The warm and fuzzy feelings of ‘Genius of Love’ were almost immediately sampled, appearing perhaps most notably in Mariah Carey’s number one song ‘Fantasy’. Other notable uses include Mark Morrison’s ‘Return of the Mack’, Busta Rhymes’ ‘One’, Tupac Shakur’s ‘High Speed’, and Redman’s ‘Brick City Mashin’.
‘Hihache’ – Lafayette Afro Rock Band
Lafayette Afro Rock Band’s ‘Hihache’ is nearly seven minutes of indelible funk, but its legacy can largely be distilled to its first ten seconds — a drum break so funky and malleable that you could pretty much put it in any setting or arrangement and it would fit.
So that’s what producers did. A Tribe Called Quest’s ‘Check That Rhyme’, Biz Markie’s ‘Nobody Beats the Biz’, LL Cool J’s ‘Jingling Baby’, Janet Jackson’s ‘If’, and even NSYNC’s ‘Tearin’ Up My Heart’ use the song to great effect, but perhaps its greatest reference is in the gleefully profane unfurling of Wu-Tang Clan’s self-referential modus operandi ‘Wu-Tang Clan Ain’t Nuthing ta F’Wit’.
‘The Big Beat’ – Billy Squire
’80s rocker Billy Squire is no stranger to samples. He seems to have a big fan in Eminem, as the Detroit rapper used the gigantic gated reverb drum intro of ‘The Stroke’ on his track ‘Berzerk’ and just took the entity of ‘My Kinda Lover’ for the title track to his compilation Shady XV. But it’s ‘The Big Beat’ from Squire’s debut LP The Tale of the Tape that’s become legendary.

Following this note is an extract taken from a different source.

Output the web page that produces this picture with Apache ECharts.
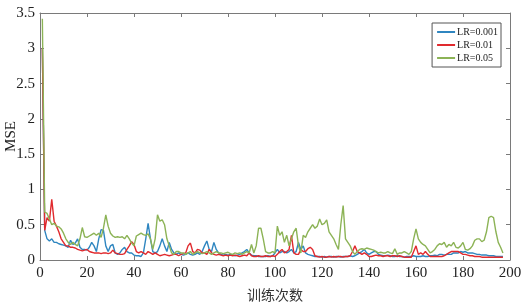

The eponymous “big beat” has been used everywhere, even breaking outside the traditional sample-heavy culture of hip hop. Sure, you’ve got Jay-Z’s ’99 Problems’ and A Tribe Called Quest’s ‘We Can Get Down’, but you’ve also got Alicia Keys’ ‘Girl On Fire’, Beck’s ‘Soul Suckin’ Jerk’, and perhaps most famously of all, Britney Spears’ ‘Oops… I Did It Again’.